Dooley's shares pipeline plans with Kandiyohi County Board and public

Feb. 10—WILLMAR

— While only two miles of the planned 28-mile natural gas pipeline will be in Kandiyohi County, Dooley's Natural Gas did a full public presentation on the proposed project at the Feb. 6 meeting of the

Kandiyohi County Board

.

The public hearing was part of the project's permitting process, required by the state. A similar meeting was held

Jan. 30 in Swift County

and a meeting is still to be held in Chippewa County.

"We are excited about this new project, we've been working on it for quite a few years now," said Randy Dooley of Dooley's Natural Gas.

The county commissioners had a few comments and questions about the project, and there was only one public comment, from a farmer in Spicer who said he truly supported the project, calling it a good green energy project.

The questions covered items such as monitoring of the gas in the pipeline, how construction would impact property owners and the benefits of the project.

The pipeline will originate at four different dairies — Meadow Star in Kandiyohi County, East Dublin and Swenoda dairies in Swift County and Louriston Dairy in Chippewa — where Dooley's customer Amp Americas will be developing and owning natural gas processing facilities at each one. Those processing facilities will be transforming the manure waste from the dairies, all operated by Riverview LLP, into natural gas, mostly methane, using an anaerobic digester.

One of the benefits of the project is it reduces the amount of methane that evaporates into the atmosphere. Methane is thought to be one of the leading causes of climate change and agriculture is one of the biggest human caused creators of the gas,

according to NASA

.

The processed gas will be transported from the dairies through the pipeline and eventually into the Alliance Pipeline. The gas will be tested and measured before being put into the Dooley's pipeline and any gas that doesn't meet Alliance standards will be flared off at the individual processing facilities. The gas will also be monitored before being injected into the Alliance pipeline.

"They don't want gas in their line that could be corosive, have bad things in it," said Nate Deleeuw from Dooley's. "We'll monitor and measure it going in and monitor and measure it coming out."

The vast majority of the pipeline will be low pressure, with an operating pressure of 100 pounds per square inch, and installed in road rights of way. There will be no direct impact to landowners and minimal impacts on humans or the environment, DeLeeuw said.

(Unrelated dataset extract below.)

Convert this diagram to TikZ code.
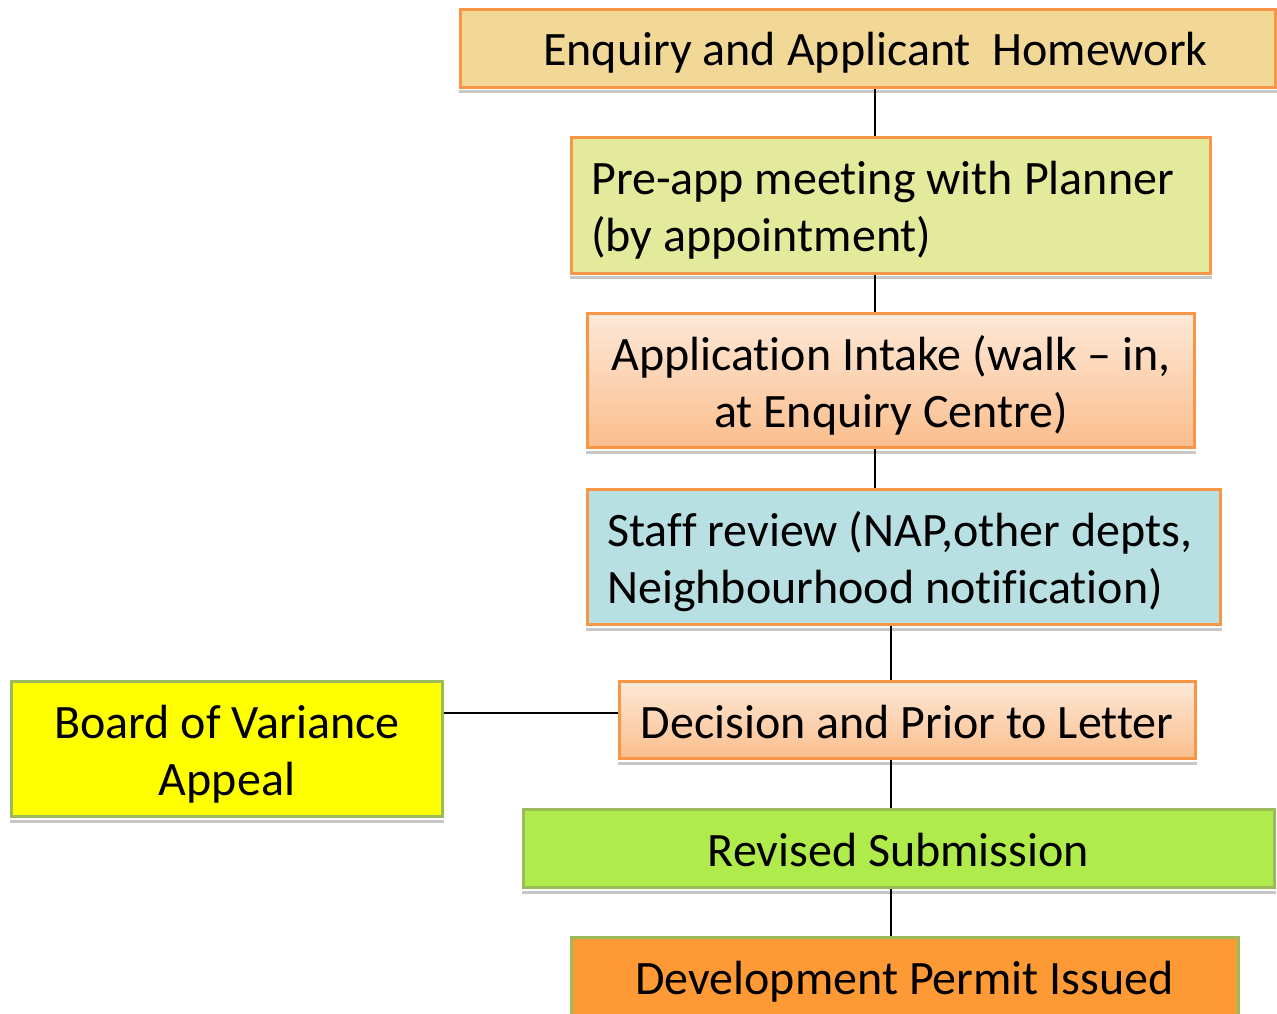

There is some expectation that private and county drain tiles might be impacted, but Dooley's is working to avoid interaction where possible.

"We look forward to working with everyone so those drain tiles aren't impacted, and if they are, they get repaired properly," DeLeeuw said.

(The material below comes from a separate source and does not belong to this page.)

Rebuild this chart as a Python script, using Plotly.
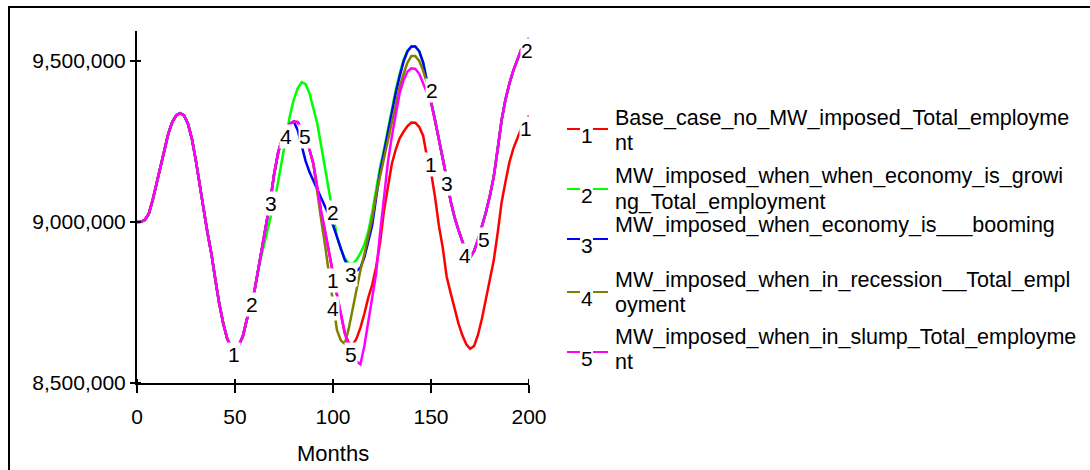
import numpy as np
import plotly.graph_objects as go

# ---------------------------------------------------------------------------
# Data: total employment (millions) sampled every 2 months over a 200-month run
# ---------------------------------------------------------------------------
months = list(range(0, 201, 2))

# months 0-62: identical in every run (no minimum wage imposed yet)
common_start = [9.000, 9.001, 9.006, 9.025, 9.068, 9.120, 9.170, 9.225, 9.275, 9.310,
                9.331, 9.338, 9.331, 9.305, 9.258, 9.192, 9.122, 9.040, 8.965, 8.900,
                8.820, 8.745, 8.685, 8.638, 8.612, 8.607, 8.618, 8.645, 8.696, 8.745,
                8.788, 8.857]

# base case, months 64-200
base_tail = [8.925, 8.985, 9.065, 9.150, 9.215, 9.258, 9.288, 9.305, 9.312, 9.310,
             9.290, 9.262, 9.225, 9.180, 9.100, 9.030, 8.970, 8.900, 8.840, 8.775,
             8.710, 8.655, 8.625, 8.618, 8.638, 8.672, 8.715, 8.765, 8.805, 8.860,
             8.935, 9.035, 9.108, 9.180, 9.225, 9.260, 9.280, 9.298, 9.309, 9.308,
             9.295, 9.268, 9.200, 9.155, 9.080, 8.990, 8.920, 8.830, 8.780, 8.730,
             8.685, 8.648, 8.620, 8.606, 8.615, 8.650, 8.700, 8.760, 8.820, 8.880,
             8.965, 9.060, 9.125, 9.185, 9.228, 9.262, 9.290, 9.310, 9.330]

# months 150-200: the four minimum-wage runs share the same path
converged_tail = [9.375, 9.318, 9.260, 9.200, 9.135, 9.065, 9.015, 8.975, 8.940, 8.905,
                  8.890, 8.910, 8.945, 8.985, 9.030, 9.080, 9.140, 9.225, 9.315, 9.380,
                  9.430, 9.470, 9.505, 9.535, 9.555, 9.570]

# MW imposed while growing, months 64-148
growing_mid = [8.910, 8.955, 9.010, 9.062, 9.125, 9.195, 9.265, 9.330, 9.380, 9.415,
               9.434, 9.428, 9.400, 9.355, 9.305, 9.235, 9.165, 9.092, 9.015, 8.955,
               8.915, 8.888, 8.872, 8.870, 8.882, 8.903, 8.930, 8.970, 9.030, 9.100,
               9.170, 9.225, 9.290, 9.350, 9.410, 9.460, 9.505, 9.532, 9.545, 9.545,
               9.530, 9.495, 9.440]

# MW imposed while booming, months 82-148
booming_mid = [9.285, 9.240, 9.190, 9.155, 9.128, 9.100, 9.075, 9.050, 9.020, 8.990,
               8.955, 8.915, 8.882, 8.862, 8.850, 8.848, 8.858, 8.890, 8.940, 8.990,
               9.075, 9.155, 9.215, 9.280, 9.340, 9.400, 9.452, 9.498, 9.530, 9.545,
               9.545, 9.530, 9.495, 9.440]

# MW imposed in recession, months 92-148
recession_mid = [9.088, 9.005, 8.925, 8.840, 8.740, 8.665, 8.632, 8.622, 8.668, 8.730,
                 8.785, 8.850, 8.900, 8.951, 9.010, 9.085, 9.140, 9.190, 9.250, 9.310,
                 9.365, 9.420, 9.460, 9.495, 9.515, 9.515, 9.500, 9.470, 9.430]

# MW imposed in slump, months 108-150
slump_mid = [8.615, 8.590, 8.567, 8.558, 8.615, 8.690, 8.770, 8.840, 8.965, 9.085,
             9.185, 9.265, 9.335, 9.400, 9.440, 9.467, 9.477, 9.475, 9.460, 9.430,
             9.400, 9.370]

base = common_start + base_tail
runs = [
    base,
    common_start + growing_mid + converged_tail,
    base[:months.index(82)] + booming_mid + converged_tail,
    base[:months.index(92)] + recession_mid + converged_tail,
    base[:months.index(108)] + slump_mid + converged_tail[1:],
]
assert all(len(r) == len(months) for r in runs)

names = [
    ["Base_case_no_MW_imposed_Total_employme", "nt"],
    ["MW_imposed_when_when_economy_is_growi", "ng_Total_employment"],
    ["MW_imposed_when_economy_is___booming"],
    ["MW_imposed_when_in_recession__Total_empl", "oyment"],
    ["MW_imposed_when_in_slump_Total_employme", "nt"],
]
colors = ["#FF0000", "#00FF00", "#0000FF", "#808000", "#FF00FF"]

# where each run's number tag sits (month, employment in millions)
tag_points = [
    [(49.5, 8.590), (100.0, 8.817), (150.0, 9.177), (198.5, 9.289)],
    [(58.7, 8.745), (100.0, 9.028), (150.5, 9.407), (199.0, 9.534)],
    [(68.4, 9.056), (109.2, 8.838), (158.2, 9.118)],
    [(76.0, 9.264), (100.0, 8.730), (167.3, 8.897)],
    [(85.7, 9.264), (109.2, 8.587), (177.0, 8.947)],
]

x_ticks = [0, 50, 100, 150, 200]
y_ticks = [8_500_000, 9_000_000, 9_500_000]

# ---------------------------------------------------------------------------
# Layout geometry (pixels)
# ---------------------------------------------------------------------------
W, H = 1090, 470
L, R, T, B = 137, 561, 31, 87
PW, PH = W - L - R, H - T - B
FONT = "Arial, Liberation Sans, sans-serif"


def px_x(px):
    return (px - L) / PW


def px_y(py):
    return (H - B - py) / PH


fig = go.Figure()
for run, color in zip(runs, colors):
    fig.add_trace(go.Scatter(
        x=months, y=np.array(run) * 1e6, mode="lines",
        line=dict(color=color, width=2.5), hoverinfo="skip", showlegend=False,
    ))

annotations = []
shapes = []

# number tags along the curves (white box breaks the lines underneath)
for k, pts in enumerate(tag_points, start=1):
    for m, v in pts:
        annotations.append(dict(
            x=m, y=v * 1e6, xref="x", yref="y", text=str(k), showarrow=False,
            font=dict(family=FONT, size=21, color="black"),
            bgcolor="white", borderpad=0, xanchor="center", yanchor="middle",
        ))

# legend drawn by hand: coloured dash, number, coloured dash, wrapped name
dash_y = [129, 189, 239, 292, 352]
text_y = [[117.5, 142.5], [176, 202], [225], [280, 305], [336.5, 362]]
for k, (color, lines, dy, ty) in enumerate(zip(colors, names, dash_y, text_y), start=1):
    for xa, xb in [(567, 580), (593, 608)]:
        shapes.append(dict(type="line", xref="paper", yref="paper",
                           x0=px_x(xa), x1=px_x(xb), y0=px_y(dy), y1=px_y(dy),
                           line=dict(color=color, width=2)))
    annotations.append(dict(
        x=px_x(587), y=px_y(dy + 6), xref="paper", yref="paper", text=str(k),
        showarrow=False, font=dict(family=FONT, size=21, color="black"),
        xanchor="center", yanchor="middle",
    ))
    for line, yy in zip(lines, ty):
        annotations.append(dict(
            x=px_x(613), y=px_y(yy), xref="paper", yref="paper", text=line,
            showarrow=False, font=dict(family=FONT, size=21.5, color="black"),
            xanchor="left", yanchor="middle",
        ))

# axis title
annotations.append(dict(
    x=0.5, y=px_y(453.5), xref="paper", yref="paper", text="Months",
    showarrow=False, font=dict(family=FONT, size=22, color="black"),
    xanchor="center", yanchor="middle",
))

# inner halves of the tick marks (ticks cross the axis lines)
for xv in x_ticks:
    shapes.append(dict(type="line", xref="x", yref="paper", x0=xv, x1=xv,
                       y0=0, y1=4 / PH, line=dict(color="black", width=2)))
for yv in y_ticks:
    shapes.append(dict(type="line", xref="paper", yref="y", x0=0, x1=4 / PW,
                       y0=yv, y1=yv, line=dict(color="black", width=2)))

# outer frame (runs off the right and bottom edges)
shapes.append(dict(type="rect", xref="paper", yref="paper",
                   x0=px_x(9), x1=px_x(1110), y0=px_y(490), y1=px_y(7),
                   line=dict(color="black", width=2), fillcolor="rgba(0,0,0,0)"))

fig.update_layout(
    width=W, height=H,
    margin=dict(l=L, r=R, t=T, b=B, pad=0),
    paper_bgcolor="white", plot_bgcolor="white",
    showlegend=False,
    font=dict(family=FONT, size=21, color="black"),
    annotations=annotations, shapes=shapes,
)
fig.update_xaxes(
    range=[0, 200], tickvals=x_ticks, ticks="outside", ticklen=8, tickwidth=2,
    tickcolor="black", showline=True, linecolor="black", linewidth=2,
    showgrid=False, zeroline=False, ticklabelstandoff=6,
    tickfont=dict(family=FONT, size=21, color="black"),
)
fig.update_yaxes(
    range=[8_500_000, 9_593_000], tickvals=y_ticks, tickformat=",d",
    ticks="outside", ticklen=5, tickwidth=2, tickcolor="black",
    showline=True, linecolor="black", linewidth=2,
    showgrid=False, zeroline=False,
    tickfont=dict(family=FONT, size=21, color="black"),
)

fig.write_html("out.html", config={"displayModeBar": False})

There will be about 100 feet of high-pressure pipe at the connection point with the Alliance pipeline near Murdock. It is here the natural gas from Dooley's pipeline will be injected into the Alliance pipeline.

While initally the new pipeline will be used excuslively to transport that processed natural gas from the facilities at the dairies to the Alliance pipeline, in the future there may be opportunities for other customers to hook on, said Dooley.

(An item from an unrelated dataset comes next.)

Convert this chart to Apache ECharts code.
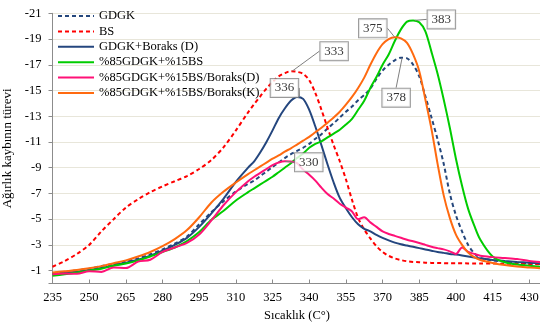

To install the pipeline, Dooley's will be using the vibratory plowing method, where a machine cuts a narrow path into soil and pulls the pipe into it, creating very little mess at ground level. Most of the low-pressure pipe will be 4 inches, with some areas using 2-inch or 6-inch pipe. It will be buried at a minimum depth of 30 inches.

"It is pretty noninvasive," DeLeeuw said.

For those areas were the vibratory plow can't be used, such as through wetlands or at road and driveway crossings, the pipeline will be installed using horizontal directional drilling.

"Basically a rod gets punched under the road and the pipe gets tied on and pulled back through," DeLeeuw said.

Prior to construction, Dooley's will need to get a Minnesota Public Utilities Commission route permit as well as utility permits from the three counties where the pipeline will be located. There will also be other permits, consultations and fees that will need to be completed.

Dooley's hopes to begin construction on the pipeline this spring and have it operational by fall.

"The install time is about a mile of pipeline every three days," said Micah Revell, attorney from Stinson LLP.